Présentation de l'éditeur
Le carré des Allemands, journal d'un autre, roman
Editions de la Différence, 4 février 2016
Ecouter un extrait sur Sonalitté
Jacques Richard, peintre de l'innommable
Un chat et une amie, romancière et professeur, entourent le solitaire misanthrope qui prend la parole dans ce roman de Jacques Richard. Ce peintre belge a déjà publié des nouvelles qui ont été, quoique tardives dans sa vie, remarquées par la critique pour leur étrangeté et leur ton inquiétant. Les peintres écrivains sont le plus souvent poètes, et c’est plus de poème que de roman que l’on devrait parler pour qualifier Le Carré des Allemands. Le titre sera expliqué à l’avant-dernière page, où le narrateur vient se recueillir sur la sépulture de son père, qui n’est pas à proprement parler une tombe, mais la fosse commune près du coin où furent enterrés, on l’imagine, des soldats allemands.

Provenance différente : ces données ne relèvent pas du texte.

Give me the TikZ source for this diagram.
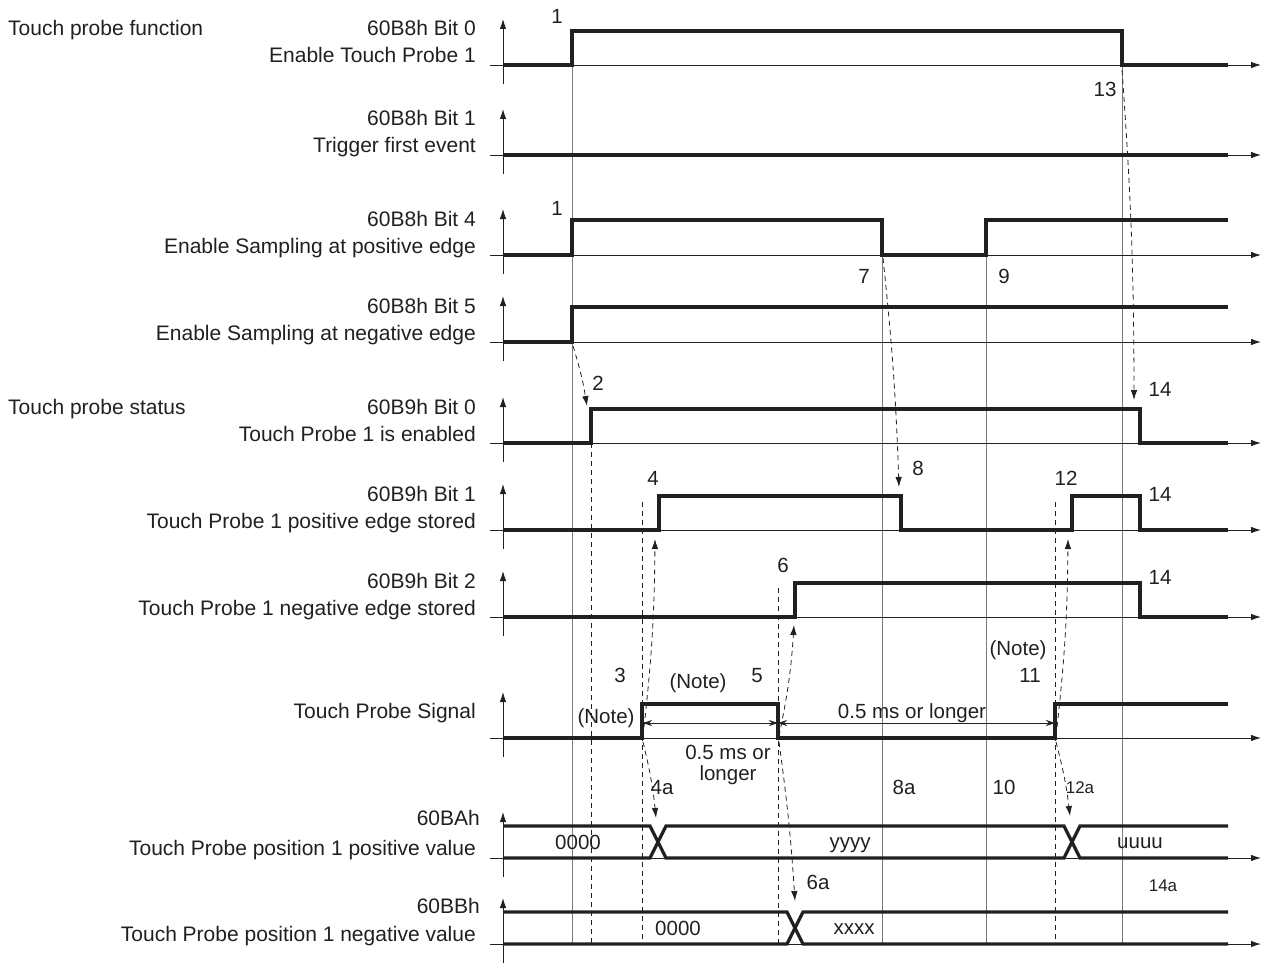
\documentclass[tikz,border=0pt]{standalone}
\usepackage{fontspec}
\setmainfont{Liberation Sans}
\usetikzlibrary{arrows.meta}
\definecolor{ink}{HTML}{231F20}
\definecolor{gridgray}{HTML}{7A7A7A}
\begin{document}
\begin{tikzpicture}[x=1pt,y=-1pt,
  sig/.style={line width=3.2pt, draw=ink, line join=miter, line cap=butt},
  ax/.style={line width=0.9pt, draw=ink, -{Latex[length=10pt,width=6.5pt]}},
  grd/.style={line width=0.9pt, draw=gridgray},
  dsh/.style={line width=0.8pt, draw=ink, dash pattern=on 5pt off 4pt},
  darr/.style={dsh, -{Latex[length=10pt,width=6.5pt]}},
  dim/.style={line width=0.8pt, draw=ink, {Stealth[length=9pt,width=6pt]}-{Stealth[length=9pt,width=6pt]}},
  lab/.style={anchor=base east, inner sep=0pt, text=ink, font=\fontsize{21}{24}\selectfont},
  lft/.style={anchor=base west, inner sep=0pt, text=ink, font=\fontsize{21}{24}\selectfont},
  txt/.style={anchor=base, inner sep=0pt, text=ink, font=\fontsize{20.5}{24}\selectfont},
  sml/.style={anchor=base, inner sep=0pt, text=ink, font=\fontsize{17}{20}\selectfont},
]
\useasboundingbox (0,0) rectangle (1263,963);

% grid lines (solid gray)
\draw[grd] (572,65) -- (572,944);
\draw[grd] (882,255) -- (882,944);
\draw[grd] (986,255) -- (986,944);
\draw[grd] (1122,65) -- (1122,944);

% dashed verticals
\draw[dsh] (591,443) -- (591,944);
\draw[dsh] (642,502) -- (642,944);
\draw[dsh] (778,588) -- (778,944);
\draw[dsh] (1055,502) -- (1055,944);

% axes
\foreach \yb in {65,155,255,342,443,530,617,738,858,944}{
  \draw[ax] (490,\yb) -- (1261,\yb);
  \draw[ax] (503,\yb+19) -- (503,\yb-46);
}

% signals
\draw[sig] (503,65) -- (572,65) -- (572,31) -- (1122,31) -- (1122,65) -- (1228,65);
\draw[sig] (503,155) -- (1228,155);
\draw[sig] (503,255) -- (572,255) -- (572,220) -- (882,220) -- (882,255) -- (986,255) -- (986,220) -- (1228,220);
\draw[sig] (503,342) -- (572,342) -- (572,307) -- (1228,307);
\draw[sig] (503,443) -- (591,443) -- (591,409) -- (1140,409) -- (1140,443) -- (1228,443);
\draw[sig] (503,530) -- (659,530) -- (659,496) -- (901,496) -- (901,530) -- (1072,530) -- (1072,496) -- (1140,496) -- (1140,530) -- (1228,530);
\draw[sig] (503,617) -- (795,617) -- (795,583) -- (1140,583) -- (1140,617) -- (1228,617);
\draw[sig] (503,738) -- (642,738) -- (642,704) -- (778,704) -- (778,738) -- (1055,738) -- (1055,704) -- (1228,704);
% bus rows
\draw[sig] (503,826) -- (650,826) -- (666,858) -- (1064,858) -- (1080,826) -- (1228,826);
\draw[sig] (503,858) -- (650,858) -- (666,826) -- (1064,826) -- (1080,858) -- (1228,858);
\draw[sig] (503,912) -- (787,912) -- (803,944) -- (1228,944);
\draw[sig] (503,944) -- (787,944) -- (803,912) -- (1228,912);

% dimension arrows
\draw[dim] (643,723) -- (778,723);
\draw[dim] (778,723) -- (1055,723);

% dashed cause-effect arrows
\draw[darr] (573,346) to[bend left=4] (587,406);
\draw[darr] (1122,70) to[bend left=2] (1134,400);
\draw[darr] (883,258) to[bend left=2] (899,487);
\draw[darr] (643,736) to[bend right=3] (655,539);
\draw[darr] (779,736) to[bend right=4] (794,625);
\draw[darr] (1056,736) to[bend right=3] (1068,539);
\draw[darr] (643,742) to[bend left=4] (656,818);
\draw[darr] (779,742) to[bend left=2] (795,901);
\draw[darr] (1056,742) to[bend left=4] (1070,816);

% left labels
\node[lft] (hdrA) at (8,36) {Touch probe function};
\node[lft] (hdrB) at (8,414) {Touch probe status};
\node[lab] (l1a) at (476,36) {60B8h Bit 0};
\node[lab] (l1b) at (476,63) {Enable Touch Probe 1};
\node[lab] (l2a) at (476,126) {60B8h Bit 1};
\node[lab] (l2b) at (476,153) {Trigger first event};
\node[lab] (l3a) at (476,226) {60B8h Bit 4};
\node[lab] (l3b) at (476,253) {Enable Sampling at positive edge};
\node[lab] (l4a) at (476,313) {60B8h Bit 5};
\node[lab] (l4b) at (476,340) {Enable Sampling at negative edge};
\node[lab] (l5a) at (476,414) {60B9h Bit 0};
\node[lab] (l5b) at (476,441) {Touch Probe 1 is enabled};
\node[lab] (l6a) at (476,501) {60B9h Bit 1};
\node[lab] (l6b) at (476,528) {Touch Probe 1 positive edge stored};
\node[lab] (l7a) at (476,588) {60B9h Bit 2};
\node[lab] (l7b) at (476,615) {Touch Probe 1 negative edge stored};
\node[lab] (l8) at (476,718) {Touch Probe Signal};
\node[lab] (l9a) at (480,825) {60BAh};
\node[lab] (l9b) at (476,855) {Touch Probe position 1 positive value};
\node[lab] (l10a) at (480,913) {60BBh};
\node[lab] (l10b) at (476,941) {Touch Probe position 1 negative value};

% event numbers
\node[txt] (n1a) at (557,24) {1};
\node[txt] (n1b) at (557,215) {1};
\node[txt] (n13) at (1105,97) {13};
\node[txt] (n7) at (864,283) {7};
\node[txt] (n9) at (1004,283) {9};
\node[txt] (n2) at (598,390) {2};
\node[txt] (n14a) at (1160,396) {14};
\node[txt] (n14b) at (1160,501) {14};
\node[txt] (n14c) at (1160,584) {14};
\node[txt] (n8) at (918,475) {8};
\node[txt] (n4) at (653,485) {4};
\node[txt] (n12) at (1066,485) {12};
\node[txt] (n6) at (783,572) {6};
\node[txt] (note4) at (1018,655) {(Note)};
\node[txt] (n3) at (620,682) {3};
\node[txt] (note2) at (698,688) {(Note)};
\node[txt] (n5) at (757,682) {5};
\node[txt] (n11) at (1030,682) {11};
\node[txt] (note1) at (606,723) {(Note)};
\node[txt] (dimB) at (912,718) {0.5 ms or longer};
\node[txt] (dimA1) at (728,759) {0.5 ms or};
\node[txt] (dimA2) at (728,780) {longer};
\node[txt] (n4a) at (662,794) {4a};
\node[txt] (n8a) at (904,794) {8a};
\node[txt] (n10) at (1004,794) {10};
\node[sml] (n12a) at (1080,793) {12a};
\node[txt] (v1) at (578,849) {0000};
\node[txt] (v2) at (850,848) {yyyy};
\node[txt] (v3) at (1140,848) {uuuu};
\node[txt] (n6a) at (818,889) {6a};
\node[sml] (n14d) at (1163,891) {14a};
\node[txt] (v4) at (678,935) {0000};
\node[txt] (v5) at (854,934) {xxxx};
\end{tikzpicture}
\end{document}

Le livre tout entier se présente, en cinq carnets, non pas comme un récit continu, mais comme une suite de scènes fragmentaires, dont on n’identifie pas tout à fait le contexte ni même les protagonistes ni même les voix. On ne sait pas de manière certaine qui sont les locuteurs. Mais on en retient un autoportrait, dans le sens très pictural du terme, car de peinture il est question, et des tableaux saisissants, bribes de conservations de cafés, dialogues avec l’enseignante qui est la confidente privilégiée, réminiscences d’une ferme, et, de façon lancinante, la hantise de ce père qui a abandonné sa famille (…). Est-il revenu ? Est-il reparti ? Ce fantôme fuyant vient, en tout cas, régulièrement visiter les rêves et les réflexions du narrateur solitaire et nourrir ses conversations.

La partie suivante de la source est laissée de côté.